(Records from a collection)
□ □ □ □ □
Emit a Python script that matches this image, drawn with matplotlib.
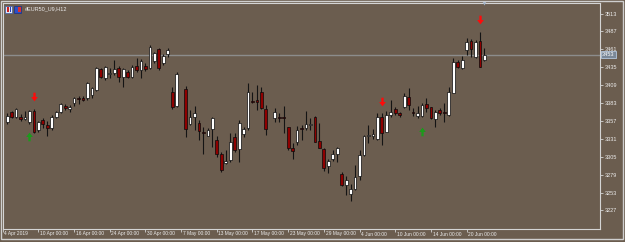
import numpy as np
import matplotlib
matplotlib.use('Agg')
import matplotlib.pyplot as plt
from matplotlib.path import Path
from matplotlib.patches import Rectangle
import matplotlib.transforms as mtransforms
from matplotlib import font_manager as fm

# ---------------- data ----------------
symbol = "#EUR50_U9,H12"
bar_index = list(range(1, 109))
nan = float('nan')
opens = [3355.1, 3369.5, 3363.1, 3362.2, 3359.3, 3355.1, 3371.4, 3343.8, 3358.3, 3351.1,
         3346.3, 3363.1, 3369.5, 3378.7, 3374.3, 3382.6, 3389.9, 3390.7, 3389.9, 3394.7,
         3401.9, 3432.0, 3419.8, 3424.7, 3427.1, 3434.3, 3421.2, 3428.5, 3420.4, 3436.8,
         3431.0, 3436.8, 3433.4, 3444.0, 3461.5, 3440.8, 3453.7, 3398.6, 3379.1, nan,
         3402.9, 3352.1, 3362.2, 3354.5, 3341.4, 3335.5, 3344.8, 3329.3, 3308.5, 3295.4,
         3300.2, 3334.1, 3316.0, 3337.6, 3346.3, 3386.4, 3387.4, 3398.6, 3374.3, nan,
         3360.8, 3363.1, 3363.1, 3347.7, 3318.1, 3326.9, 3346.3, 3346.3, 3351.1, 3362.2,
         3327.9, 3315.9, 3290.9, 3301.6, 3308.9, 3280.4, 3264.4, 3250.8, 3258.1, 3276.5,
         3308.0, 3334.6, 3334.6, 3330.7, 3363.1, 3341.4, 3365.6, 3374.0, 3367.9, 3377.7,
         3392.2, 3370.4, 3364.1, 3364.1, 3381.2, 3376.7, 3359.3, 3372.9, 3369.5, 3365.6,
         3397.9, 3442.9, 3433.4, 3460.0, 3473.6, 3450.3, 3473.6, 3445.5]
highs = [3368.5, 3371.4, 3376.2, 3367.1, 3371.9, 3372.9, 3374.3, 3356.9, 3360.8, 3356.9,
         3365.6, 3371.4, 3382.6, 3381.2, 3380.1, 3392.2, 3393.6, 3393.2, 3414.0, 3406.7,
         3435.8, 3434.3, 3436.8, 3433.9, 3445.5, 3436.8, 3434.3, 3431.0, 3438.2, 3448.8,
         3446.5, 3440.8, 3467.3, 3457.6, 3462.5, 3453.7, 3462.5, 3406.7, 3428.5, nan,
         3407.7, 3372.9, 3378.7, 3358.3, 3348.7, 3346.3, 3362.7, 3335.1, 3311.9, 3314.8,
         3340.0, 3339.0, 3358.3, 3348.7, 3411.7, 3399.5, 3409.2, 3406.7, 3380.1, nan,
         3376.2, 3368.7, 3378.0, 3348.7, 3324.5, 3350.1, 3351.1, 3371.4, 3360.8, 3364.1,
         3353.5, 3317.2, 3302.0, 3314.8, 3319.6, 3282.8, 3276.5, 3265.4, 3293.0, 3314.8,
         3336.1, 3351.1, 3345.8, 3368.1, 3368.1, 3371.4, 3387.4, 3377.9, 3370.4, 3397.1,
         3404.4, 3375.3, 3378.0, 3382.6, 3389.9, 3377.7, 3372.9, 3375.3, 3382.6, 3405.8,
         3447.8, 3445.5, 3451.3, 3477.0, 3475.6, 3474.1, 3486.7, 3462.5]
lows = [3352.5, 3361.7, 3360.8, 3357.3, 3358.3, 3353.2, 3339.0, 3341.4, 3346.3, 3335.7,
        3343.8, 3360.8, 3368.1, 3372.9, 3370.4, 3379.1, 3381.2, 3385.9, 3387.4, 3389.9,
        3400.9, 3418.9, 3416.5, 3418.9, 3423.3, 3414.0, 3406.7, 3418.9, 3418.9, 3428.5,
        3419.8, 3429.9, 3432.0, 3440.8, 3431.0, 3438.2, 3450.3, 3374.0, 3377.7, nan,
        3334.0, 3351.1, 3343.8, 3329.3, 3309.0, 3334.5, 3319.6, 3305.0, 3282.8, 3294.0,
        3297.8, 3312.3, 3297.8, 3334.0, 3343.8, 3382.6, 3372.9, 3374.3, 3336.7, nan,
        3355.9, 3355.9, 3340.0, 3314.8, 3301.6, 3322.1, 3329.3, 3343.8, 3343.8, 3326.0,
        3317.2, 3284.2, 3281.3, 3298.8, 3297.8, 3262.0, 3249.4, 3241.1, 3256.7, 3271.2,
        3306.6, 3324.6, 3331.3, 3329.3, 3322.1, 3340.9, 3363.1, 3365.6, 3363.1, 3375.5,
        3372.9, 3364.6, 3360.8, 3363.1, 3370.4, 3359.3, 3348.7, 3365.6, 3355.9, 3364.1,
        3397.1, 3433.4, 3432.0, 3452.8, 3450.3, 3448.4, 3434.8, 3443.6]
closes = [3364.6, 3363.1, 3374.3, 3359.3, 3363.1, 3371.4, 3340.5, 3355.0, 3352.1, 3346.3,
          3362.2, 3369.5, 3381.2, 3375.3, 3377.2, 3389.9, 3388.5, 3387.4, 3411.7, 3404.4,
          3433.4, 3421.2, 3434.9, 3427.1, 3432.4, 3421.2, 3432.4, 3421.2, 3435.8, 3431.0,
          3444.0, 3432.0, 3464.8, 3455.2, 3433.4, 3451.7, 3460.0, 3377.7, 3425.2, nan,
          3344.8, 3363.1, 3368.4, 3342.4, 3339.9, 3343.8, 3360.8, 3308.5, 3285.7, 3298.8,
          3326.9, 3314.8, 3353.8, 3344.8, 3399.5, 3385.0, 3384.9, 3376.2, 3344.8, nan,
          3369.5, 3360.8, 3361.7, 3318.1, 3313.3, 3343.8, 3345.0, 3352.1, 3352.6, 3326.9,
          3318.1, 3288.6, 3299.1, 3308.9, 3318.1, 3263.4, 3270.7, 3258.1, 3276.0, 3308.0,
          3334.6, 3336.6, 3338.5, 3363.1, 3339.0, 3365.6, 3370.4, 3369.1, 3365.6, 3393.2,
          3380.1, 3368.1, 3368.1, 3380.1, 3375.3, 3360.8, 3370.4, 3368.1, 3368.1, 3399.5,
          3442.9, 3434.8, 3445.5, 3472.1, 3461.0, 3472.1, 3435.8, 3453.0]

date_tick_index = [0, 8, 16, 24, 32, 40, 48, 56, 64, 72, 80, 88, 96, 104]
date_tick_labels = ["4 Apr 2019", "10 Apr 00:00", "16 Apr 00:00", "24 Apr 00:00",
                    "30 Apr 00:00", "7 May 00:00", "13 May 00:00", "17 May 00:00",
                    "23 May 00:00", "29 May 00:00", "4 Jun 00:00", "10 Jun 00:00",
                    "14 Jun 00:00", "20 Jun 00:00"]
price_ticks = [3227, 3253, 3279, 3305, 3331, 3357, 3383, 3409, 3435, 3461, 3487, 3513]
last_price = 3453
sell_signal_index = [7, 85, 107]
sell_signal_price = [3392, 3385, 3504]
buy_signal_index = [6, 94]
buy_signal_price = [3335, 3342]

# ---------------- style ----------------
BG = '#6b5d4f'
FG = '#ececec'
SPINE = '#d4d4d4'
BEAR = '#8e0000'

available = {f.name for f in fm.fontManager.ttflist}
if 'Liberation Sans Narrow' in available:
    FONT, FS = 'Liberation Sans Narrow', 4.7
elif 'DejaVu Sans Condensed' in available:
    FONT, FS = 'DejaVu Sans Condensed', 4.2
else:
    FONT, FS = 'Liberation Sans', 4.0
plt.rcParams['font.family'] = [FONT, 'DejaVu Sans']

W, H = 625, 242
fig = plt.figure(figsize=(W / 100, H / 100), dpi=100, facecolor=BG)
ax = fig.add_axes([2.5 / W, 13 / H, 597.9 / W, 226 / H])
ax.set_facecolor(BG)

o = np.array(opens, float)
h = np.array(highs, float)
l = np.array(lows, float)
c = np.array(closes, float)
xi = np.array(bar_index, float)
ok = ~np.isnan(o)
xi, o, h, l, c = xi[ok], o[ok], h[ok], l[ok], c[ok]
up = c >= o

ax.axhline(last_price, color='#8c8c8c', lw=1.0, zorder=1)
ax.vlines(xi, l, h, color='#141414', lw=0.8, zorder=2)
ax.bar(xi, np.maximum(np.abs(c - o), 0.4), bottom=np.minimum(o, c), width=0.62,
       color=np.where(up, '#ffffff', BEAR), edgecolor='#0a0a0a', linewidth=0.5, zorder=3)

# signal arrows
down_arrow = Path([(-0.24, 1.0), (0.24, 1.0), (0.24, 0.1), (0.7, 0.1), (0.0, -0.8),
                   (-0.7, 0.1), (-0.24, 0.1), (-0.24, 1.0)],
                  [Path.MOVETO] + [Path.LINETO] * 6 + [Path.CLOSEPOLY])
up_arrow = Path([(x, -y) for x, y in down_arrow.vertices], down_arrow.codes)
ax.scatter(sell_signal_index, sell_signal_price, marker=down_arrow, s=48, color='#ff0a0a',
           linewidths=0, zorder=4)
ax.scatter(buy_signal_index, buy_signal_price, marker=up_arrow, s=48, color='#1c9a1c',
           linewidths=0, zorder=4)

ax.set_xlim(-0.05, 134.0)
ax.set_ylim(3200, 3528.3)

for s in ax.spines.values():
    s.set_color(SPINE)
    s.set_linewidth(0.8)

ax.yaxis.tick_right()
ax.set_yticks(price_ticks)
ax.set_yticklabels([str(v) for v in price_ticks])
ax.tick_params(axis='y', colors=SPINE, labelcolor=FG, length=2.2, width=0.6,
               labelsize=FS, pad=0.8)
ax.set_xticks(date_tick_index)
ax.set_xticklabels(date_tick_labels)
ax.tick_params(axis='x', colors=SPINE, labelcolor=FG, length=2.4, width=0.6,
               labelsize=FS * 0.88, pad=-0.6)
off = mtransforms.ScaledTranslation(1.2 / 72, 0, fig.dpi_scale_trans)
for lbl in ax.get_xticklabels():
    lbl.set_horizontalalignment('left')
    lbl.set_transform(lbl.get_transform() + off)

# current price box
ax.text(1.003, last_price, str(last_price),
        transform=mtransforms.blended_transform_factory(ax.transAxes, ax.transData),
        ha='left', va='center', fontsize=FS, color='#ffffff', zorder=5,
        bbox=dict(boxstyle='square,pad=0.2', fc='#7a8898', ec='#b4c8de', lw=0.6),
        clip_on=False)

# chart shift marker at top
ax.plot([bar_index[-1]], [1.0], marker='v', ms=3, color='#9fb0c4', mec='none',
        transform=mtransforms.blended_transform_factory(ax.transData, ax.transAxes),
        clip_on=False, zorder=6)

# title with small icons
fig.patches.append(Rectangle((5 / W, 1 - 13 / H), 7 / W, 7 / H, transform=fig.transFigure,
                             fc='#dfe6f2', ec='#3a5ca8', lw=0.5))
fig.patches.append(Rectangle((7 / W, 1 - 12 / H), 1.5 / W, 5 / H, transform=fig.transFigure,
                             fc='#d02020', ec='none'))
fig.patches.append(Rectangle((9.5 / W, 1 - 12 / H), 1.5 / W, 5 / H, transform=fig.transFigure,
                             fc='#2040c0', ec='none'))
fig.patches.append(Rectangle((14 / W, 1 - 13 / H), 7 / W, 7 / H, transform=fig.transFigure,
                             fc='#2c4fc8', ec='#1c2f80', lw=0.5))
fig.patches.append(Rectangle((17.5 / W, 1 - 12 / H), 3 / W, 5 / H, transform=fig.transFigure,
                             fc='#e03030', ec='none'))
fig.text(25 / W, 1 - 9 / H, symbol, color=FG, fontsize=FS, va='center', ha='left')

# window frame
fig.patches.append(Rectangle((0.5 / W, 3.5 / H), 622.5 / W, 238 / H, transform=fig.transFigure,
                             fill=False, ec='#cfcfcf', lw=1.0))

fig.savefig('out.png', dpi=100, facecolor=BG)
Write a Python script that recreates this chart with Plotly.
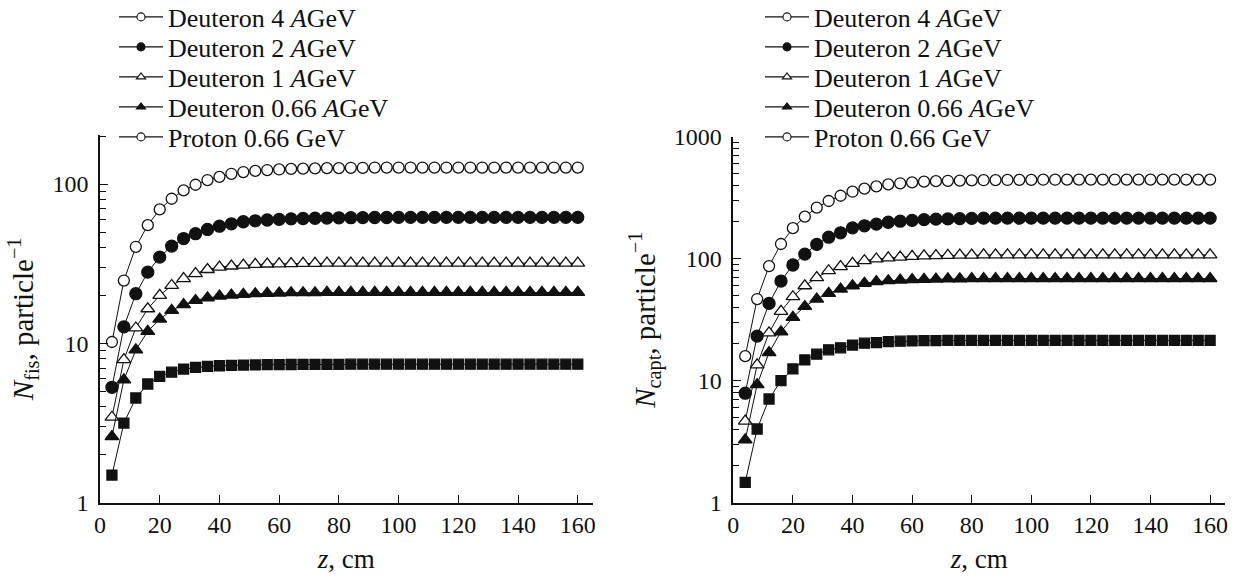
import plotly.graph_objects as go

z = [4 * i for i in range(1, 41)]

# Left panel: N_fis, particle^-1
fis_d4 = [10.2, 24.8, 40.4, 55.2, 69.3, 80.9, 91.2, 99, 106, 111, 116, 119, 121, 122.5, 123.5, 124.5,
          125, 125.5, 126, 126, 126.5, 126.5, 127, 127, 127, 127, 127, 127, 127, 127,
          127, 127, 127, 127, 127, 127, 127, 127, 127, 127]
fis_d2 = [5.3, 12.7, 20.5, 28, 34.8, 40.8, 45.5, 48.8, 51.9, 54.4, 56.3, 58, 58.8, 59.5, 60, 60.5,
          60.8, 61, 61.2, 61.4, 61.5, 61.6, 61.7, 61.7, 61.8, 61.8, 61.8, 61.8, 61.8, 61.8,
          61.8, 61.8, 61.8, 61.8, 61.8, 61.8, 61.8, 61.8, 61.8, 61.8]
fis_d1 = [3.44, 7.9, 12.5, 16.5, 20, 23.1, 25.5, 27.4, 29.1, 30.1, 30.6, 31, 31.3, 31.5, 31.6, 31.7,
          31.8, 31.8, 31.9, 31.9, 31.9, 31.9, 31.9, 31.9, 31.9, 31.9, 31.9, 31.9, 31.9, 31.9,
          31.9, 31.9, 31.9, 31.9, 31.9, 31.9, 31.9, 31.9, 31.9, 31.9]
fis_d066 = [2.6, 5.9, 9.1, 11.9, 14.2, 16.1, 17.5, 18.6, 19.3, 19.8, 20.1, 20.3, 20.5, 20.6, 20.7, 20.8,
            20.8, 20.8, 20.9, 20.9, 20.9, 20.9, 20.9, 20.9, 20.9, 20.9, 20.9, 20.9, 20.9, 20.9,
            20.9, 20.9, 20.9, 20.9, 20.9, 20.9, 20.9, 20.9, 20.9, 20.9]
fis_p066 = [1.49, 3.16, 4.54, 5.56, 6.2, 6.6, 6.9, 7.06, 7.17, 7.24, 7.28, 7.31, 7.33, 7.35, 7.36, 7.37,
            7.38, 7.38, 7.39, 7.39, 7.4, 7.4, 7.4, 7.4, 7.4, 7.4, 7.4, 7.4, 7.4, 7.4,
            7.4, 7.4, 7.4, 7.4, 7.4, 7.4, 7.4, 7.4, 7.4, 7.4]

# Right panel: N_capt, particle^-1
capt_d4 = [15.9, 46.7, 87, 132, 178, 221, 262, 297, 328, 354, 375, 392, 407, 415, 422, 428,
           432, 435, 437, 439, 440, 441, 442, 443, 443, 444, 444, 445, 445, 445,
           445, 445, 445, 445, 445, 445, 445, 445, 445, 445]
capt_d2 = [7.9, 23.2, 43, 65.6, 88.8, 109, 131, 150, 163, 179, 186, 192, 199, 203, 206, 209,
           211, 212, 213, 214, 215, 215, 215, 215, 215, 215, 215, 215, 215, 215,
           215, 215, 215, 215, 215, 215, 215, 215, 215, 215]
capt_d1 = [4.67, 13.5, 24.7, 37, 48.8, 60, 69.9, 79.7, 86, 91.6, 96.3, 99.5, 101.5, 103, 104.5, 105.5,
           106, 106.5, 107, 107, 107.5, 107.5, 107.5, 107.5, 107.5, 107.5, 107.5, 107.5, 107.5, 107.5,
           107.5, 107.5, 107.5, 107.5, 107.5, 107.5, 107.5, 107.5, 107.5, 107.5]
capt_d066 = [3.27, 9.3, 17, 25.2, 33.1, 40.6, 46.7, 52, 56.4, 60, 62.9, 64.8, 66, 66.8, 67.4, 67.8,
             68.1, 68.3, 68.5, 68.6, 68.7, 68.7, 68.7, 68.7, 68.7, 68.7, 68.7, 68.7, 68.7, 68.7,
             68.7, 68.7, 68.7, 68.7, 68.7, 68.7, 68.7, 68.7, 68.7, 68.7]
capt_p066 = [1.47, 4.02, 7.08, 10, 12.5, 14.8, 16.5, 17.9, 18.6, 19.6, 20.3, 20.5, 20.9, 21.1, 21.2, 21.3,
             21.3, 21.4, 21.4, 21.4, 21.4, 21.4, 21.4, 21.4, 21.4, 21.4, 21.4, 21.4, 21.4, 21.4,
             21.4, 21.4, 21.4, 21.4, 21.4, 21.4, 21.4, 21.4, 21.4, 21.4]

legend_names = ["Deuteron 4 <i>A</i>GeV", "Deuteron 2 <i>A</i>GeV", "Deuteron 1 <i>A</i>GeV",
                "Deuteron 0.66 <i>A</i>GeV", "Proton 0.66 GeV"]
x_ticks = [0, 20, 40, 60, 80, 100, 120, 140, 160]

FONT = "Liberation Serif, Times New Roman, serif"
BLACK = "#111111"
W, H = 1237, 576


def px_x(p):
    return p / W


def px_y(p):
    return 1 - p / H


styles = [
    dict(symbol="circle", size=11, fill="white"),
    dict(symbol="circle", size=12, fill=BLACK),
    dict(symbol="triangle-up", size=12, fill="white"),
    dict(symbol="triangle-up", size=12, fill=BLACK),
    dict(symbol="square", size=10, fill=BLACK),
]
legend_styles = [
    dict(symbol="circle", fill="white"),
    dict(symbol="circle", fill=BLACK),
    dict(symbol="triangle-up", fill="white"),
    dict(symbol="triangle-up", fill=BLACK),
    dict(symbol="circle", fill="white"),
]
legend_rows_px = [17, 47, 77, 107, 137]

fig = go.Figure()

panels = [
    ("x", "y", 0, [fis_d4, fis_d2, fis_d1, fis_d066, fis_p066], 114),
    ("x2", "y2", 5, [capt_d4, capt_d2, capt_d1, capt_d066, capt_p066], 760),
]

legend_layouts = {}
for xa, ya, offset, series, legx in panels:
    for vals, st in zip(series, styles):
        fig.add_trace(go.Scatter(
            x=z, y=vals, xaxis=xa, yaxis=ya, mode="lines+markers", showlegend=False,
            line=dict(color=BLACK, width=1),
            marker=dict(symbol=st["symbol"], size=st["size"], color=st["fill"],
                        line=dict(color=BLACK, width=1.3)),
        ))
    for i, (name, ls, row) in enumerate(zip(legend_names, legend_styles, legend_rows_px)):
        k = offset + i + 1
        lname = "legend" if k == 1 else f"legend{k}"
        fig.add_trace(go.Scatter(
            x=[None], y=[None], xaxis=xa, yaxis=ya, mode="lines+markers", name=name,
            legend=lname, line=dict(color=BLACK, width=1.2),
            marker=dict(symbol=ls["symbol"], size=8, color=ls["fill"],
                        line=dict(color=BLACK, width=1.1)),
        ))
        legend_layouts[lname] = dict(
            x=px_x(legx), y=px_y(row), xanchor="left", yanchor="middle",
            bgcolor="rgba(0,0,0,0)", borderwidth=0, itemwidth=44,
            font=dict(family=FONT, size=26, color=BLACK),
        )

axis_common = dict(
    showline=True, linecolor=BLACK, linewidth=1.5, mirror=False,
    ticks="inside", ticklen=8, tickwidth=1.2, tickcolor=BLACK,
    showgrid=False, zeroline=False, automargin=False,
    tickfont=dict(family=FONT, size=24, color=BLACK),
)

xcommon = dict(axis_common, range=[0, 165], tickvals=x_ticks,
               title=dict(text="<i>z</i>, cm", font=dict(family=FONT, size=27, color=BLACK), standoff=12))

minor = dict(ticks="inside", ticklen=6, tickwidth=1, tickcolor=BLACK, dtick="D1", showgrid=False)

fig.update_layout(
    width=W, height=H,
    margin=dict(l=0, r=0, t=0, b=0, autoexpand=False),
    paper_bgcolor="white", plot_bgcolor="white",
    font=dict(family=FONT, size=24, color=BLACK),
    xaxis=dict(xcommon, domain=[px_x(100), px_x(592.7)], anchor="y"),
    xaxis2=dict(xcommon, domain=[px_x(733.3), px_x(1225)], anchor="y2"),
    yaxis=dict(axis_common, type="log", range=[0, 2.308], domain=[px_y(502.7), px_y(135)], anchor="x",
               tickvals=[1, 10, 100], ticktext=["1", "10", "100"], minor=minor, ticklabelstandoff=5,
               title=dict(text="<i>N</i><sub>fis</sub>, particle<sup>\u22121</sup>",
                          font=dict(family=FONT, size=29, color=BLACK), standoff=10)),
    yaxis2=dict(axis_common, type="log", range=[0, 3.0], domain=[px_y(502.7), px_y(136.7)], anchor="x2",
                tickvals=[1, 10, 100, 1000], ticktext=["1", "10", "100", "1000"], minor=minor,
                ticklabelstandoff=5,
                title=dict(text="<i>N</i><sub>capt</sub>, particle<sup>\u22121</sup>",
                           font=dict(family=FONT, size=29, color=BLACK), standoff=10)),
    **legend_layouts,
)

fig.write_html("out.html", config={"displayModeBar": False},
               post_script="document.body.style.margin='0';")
□ □ □ □ □
- _What this task involves_
Go to the line that contains "Write a Python" and copy from there down to the line that contains "z = [4 * i for i in range(1, 41)]", with both lines included. Pass over the pictures.

- _Solution to the exercise_
Write a Python script that recreates this chart with Plotly.
import plotly.graph_objects as go

z = [4 * i for i in range(1, 41)]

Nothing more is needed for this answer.